TTS and Voice Quality

  • Prosody profile matches the cultural and linguistic profile of each target market
  • Dialect-appropriate voice options available per market
  • Naturalness tested by native speakers before deployment, not just by engineers

Escalation Logic

  • Language-specific failure modes defined- Tamil escalation routes to Tamil-speaking agents
  • Sentiment detection triggers escalation before explicit caller frustration, where possible
  • Full conversation context transferred at point of escalation, in the caller's language

The Discipline That Separates Deployments That Work

The technology to build multilingual voice AI correctly exists in 2026.

What separates deployments that work from those that get switched off is not the model- it is the implementation discipline. Testing on real audio rather than vendor benchmarks. Building for actual conversation rather than clean transcripts. Calibrating for cultural tone alongside linguistic accuracy.

A multilingual voice bot that handles code-switching naturally, matches regional prosody, and routes to the detected language feels to the caller like a system that was built for them. That distinction is what builds trust in a market, and what justifies the investment in getting it right.

Contact Sicada's team to discuss how local accent voice recognition and code-switching voice AI handling applies to your specific market and use case.

Frequently Asked Questions

What is code-switching in voice AI? 

Code-switching is moving between two or more languages within a single sentence- a natural communication pattern across India, SEA, and MENA. Code-switching voice AI refers to ASR and NLU systems that handle mixed-language input natively rather than treating non-English words as errors.

Why do global voice AI models underperform in Indian and MENA markets? 

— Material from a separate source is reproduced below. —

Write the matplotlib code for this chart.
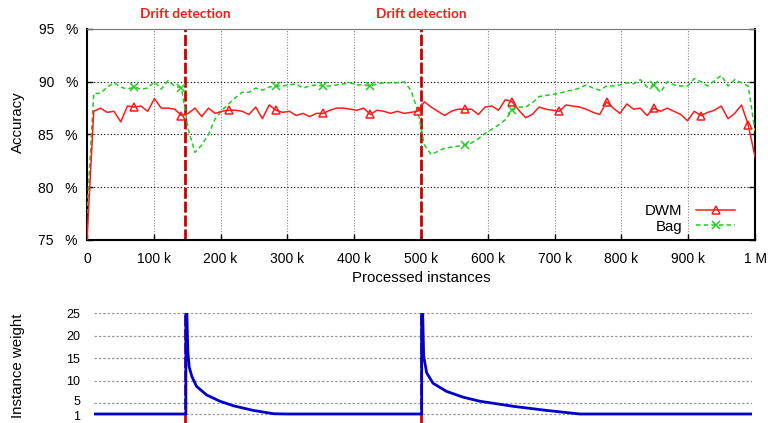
import numpy as np
import matplotlib
matplotlib.use("Agg")
import matplotlib.pyplot as plt
from matplotlib.transforms import offset_copy

plt.rcParams['font.family'] = ['Liberation Sans', 'DejaVu Sans']
plt.rcParams['font.size'] = 10.8

# accuracy (%) sampled every 1/99 of the stream (thousands of instances)
n_points = 100
x_acc = np.linspace(0, 1000, n_points)
dwm = [75.0, 87.2, 87.5, 87.1, 87.2, 86.2, 87.7, 87.6, 87.7, 87.2,
       88.4, 87.5, 87.5, 87.4, 86.8, 87.0, 87.5, 86.7, 87.5, 87.0,
       87.2, 87.3, 87.3, 87.2, 86.9, 87.6, 86.5, 87.8, 87.3, 87.1,
       87.2, 86.8, 87.0, 86.7, 87.0, 87.0, 87.3, 87.5, 87.5, 87.4,
       87.3, 87.5, 86.9, 87.3, 87.2, 87.0, 87.2, 87.0, 87.1, 87.2,
       88.1, 87.6, 87.2, 86.8, 87.2, 87.4, 87.4, 87.4, 86.9, 87.6,
       87.7, 87.3, 88.3, 88.1, 87.3, 86.6, 86.9, 87.6, 87.4, 87.3,
       87.2, 87.8, 87.7, 87.6, 87.4, 87.1, 86.9, 88.1, 87.5, 87.0,
       87.9, 87.4, 87.5, 86.8, 87.5, 87.2, 87.5, 87.2, 86.9, 86.3,
       87.2, 86.8, 87.1, 87.3, 87.7, 86.5, 87.0, 87.8, 85.9, 82.9]
bag = [77.5, 88.9, 88.9, 89.5, 89.9, 89.5, 89.3, 89.5, 89.3, 89.4,
       90.0, 89.3, 90.1, 89.6, 89.4, 85.5, 83.3, 84.0, 85.0, 86.5,
       87.3, 87.9, 88.5, 89.0, 89.0, 89.4, 89.2, 89.5, 89.6, 89.6,
       89.7, 89.8, 89.4, 89.6, 89.7, 89.6, 89.6, 89.7, 89.8, 89.9,
       89.7, 89.7, 89.6, 89.8, 89.9, 89.9, 89.9, 90.0, 89.2, 87.3,
       84.0, 83.1, 83.4, 83.7, 83.8, 83.9, 84.0, 84.2, 84.6, 85.1,
       85.5, 85.9, 86.4, 87.3, 87.6, 87.6, 88.0, 88.6, 88.7, 88.8,
       88.9, 89.1, 89.2, 89.4, 89.7, 89.4, 89.2, 89.6, 89.6, 89.7,
       89.9, 89.8, 90.2, 89.5, 89.7, 89.0, 90.0, 89.7, 89.6, 89.6,
       90.3, 90.0, 89.6, 90.1, 90.6, 89.6, 90.2, 89.9, 89.6, 85.3]
bag_marks = [7, 14, 28, 35, 42, 56, 63, 84]

drifts = [147, 500]

# instance weight curve (thousands of instances, weight)
w_x = [10.5, 148, 148, 149.5, 151, 153, 157, 164, 179, 199, 219, 249, 279, 299,
       501, 501, 502.5, 504, 508.5, 518, 538, 563, 588, 638, 688, 738, 995.5]
w_y = [1, 1, 25, 25, 16.5, 13.0, 10.9, 8.7, 6.8, 5.4, 4.0, 2.3, 1.1, 1,
       1, 25, 25, 15.4, 11.7, 9.4, 7.6, 6.3, 5.4, 3.8, 2.3, 1, 1]

xticks = [0, 100, 200, 300, 400, 500, 600, 700, 800, 900, 1000]
xticklabels = ['0', '100 k', '200 k', '300 k', '400 k', '500 k', '600 k',
               '700 k', '800 k', '900 k', '1 M']
yticks = [75, 80, 85, 90, 95]
wticks = [1, 5, 10, 15, 20, 25]

W, H = 768, 423
fig = plt.figure(figsize=(W / 100, H / 100), dpi=100)

# ---- accuracy panel
ax = fig.add_axes([87 / W, 1 - 240 / H, 668 / W, 211 / H])
ax.set_xlim(0, 1000)
ax.set_ylim(75, 95)
for v in xticks[1:-1]:
    ax.axvline(v, color='#888888', lw=0.8, ls=(0, (1, 1.5)), zorder=1)
for v in [80, 85, 90]:
    ax.axhline(v, color='black', lw=0.8, ls=(0, (1, 2)), zorder=1)
for d in drifts:
    ax.axvline(d, color='#cc0000', lw=2, ls=(0, (4, 1)), zorder=2)

ax.plot(x_acc, dwm, color='#ff1a1a', lw=1.1, marker='^', markersize=5.5,
        markerfacecolor='none', markeredgewidth=1.1, markevery=(7, 7),
        label='DWM', zorder=4)
ax.plot(x_acc, bag, color='#22cc22', lw=1.1, ls=(0, (3, 2)), marker='x',
        markersize=5.5, markeredgewidth=1.1, markevery=bag_marks,
        label='Bag', zorder=3)

ax.set_xticks(xticks)
ax.set_xticklabels(xticklabels)
ax.set_yticks(yticks)
ax.set_yticklabels(['%d   %%' % v for v in yticks])
ax.tick_params(direction='in', length=4, width=1, top=False, right=True,
               labelsize=10)
ax.tick_params(axis='x', pad=8.5)
ax.tick_params(axis='y', pad=6.5)
for s in ['left', 'bottom', 'right']:
    ax.spines[s].set_linewidth(1.5)
ax.spines['top'].set_color('#777777')
ax.spines['top'].set_linewidth(0.8)
ax.set_xlabel('Processed instances', labelpad=4)
ax.set_ylabel('Accuracy')
ax.yaxis.set_label_coords((25 - 87) / 668, 0.56)
ax.legend(loc='center', bbox_to_anchor=(0.903, 0.1), frameon=False,
          markerfirst=False, handlelength=2.6, handletextpad=0.9,
          labelspacing=0.1, numpoints=1)

for d in drifts:
    ax.text(d, 95 + 1.45, 'Drift detection', color='#ff1a1a',
            fontweight='bold', ha='center', va='center', fontsize=9.8,
            family=['Lato', 'DejaVu Sans'])

# ---- instance weight panel (compressed below 5)
def fwd(y):
    y = np.asarray(y, dtype=float)
    return np.where(y < 5, 5 - (5 - y) * 0.61, y)


def inv(u):
    u = np.asarray(u, dtype=float)
    return np.where(u < 5, 5 - (5 - u) / 0.61, u)


x0 = (94 - 87) / 668 * 1000
x1 = (752 - 87) / 668 * 1000
bx = fig.add_axes([94 / W, 0, 658 / W, 110 / H])
bx.set_yscale('function', functions=(fwd, inv))
bx.set_xlim(x0, x1)
bx.set_ylim(-2.28, 25)
for s in bx.spines.values():
    s.set_visible(False)
bx.set_xticks([])
bx.set_yticks(wticks)
bx.set_yticklabels([str(v) for v in wticks])
bx.tick_params(axis='y', length=0, pad=10, labelsize=9)
# the two lowest labels sit close together; nudge them apart slightly
for lab, dy in zip(bx.get_yticklabels()[:2], [-0.9, 2.0]):
    lab.set_transform(offset_copy(lab.get_transform(), fig=fig, x=0, y=dy,
                                  units='points'))
for v in wticks:
    bx.axhline(v, color='#999999', lw=0.9, ls=(0, (2, 1.5)), zorder=1)
for d in drifts:
    bx.axvline(d, color='#dd0000', lw=2, ls=(0, (4, 1)), zorder=2)
bx.plot(w_x, w_y, color='#0000cc', lw=2, zorder=3)
bx.set_ylabel('Instance weight')
bx.yaxis.set_label_coords((25 - 94) / 658, 0.52)

fig.savefig('out.png', dpi=100)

Global models are trained predominantly on English and Modern Standard Arabic data. Real conversations in these markets carry heavy code-switching, regional accents, and dialect variation that standard models were not trained on. The result is Word Error Rates 3–5x higher than region-tuned models on the same real-world audio.

How do you handle local accent voice recognition across multiple dialects? 

Use region-specific ASR models trained on actual conversational data from the target market, combined with real-time language detection that identifies the caller's dialect profile within the first two seconds. Testing on your own contact centre audio before deployment is non-negotiable.

Does a multilingual voice bot require separate systems per language? 

Not if architected correctly. The best deployments use unified multilingual models with native code-switching support and real-time language detection. Separate monolingual models stitched together fail at precisely the code-switching moments that define how these markets actually communicate.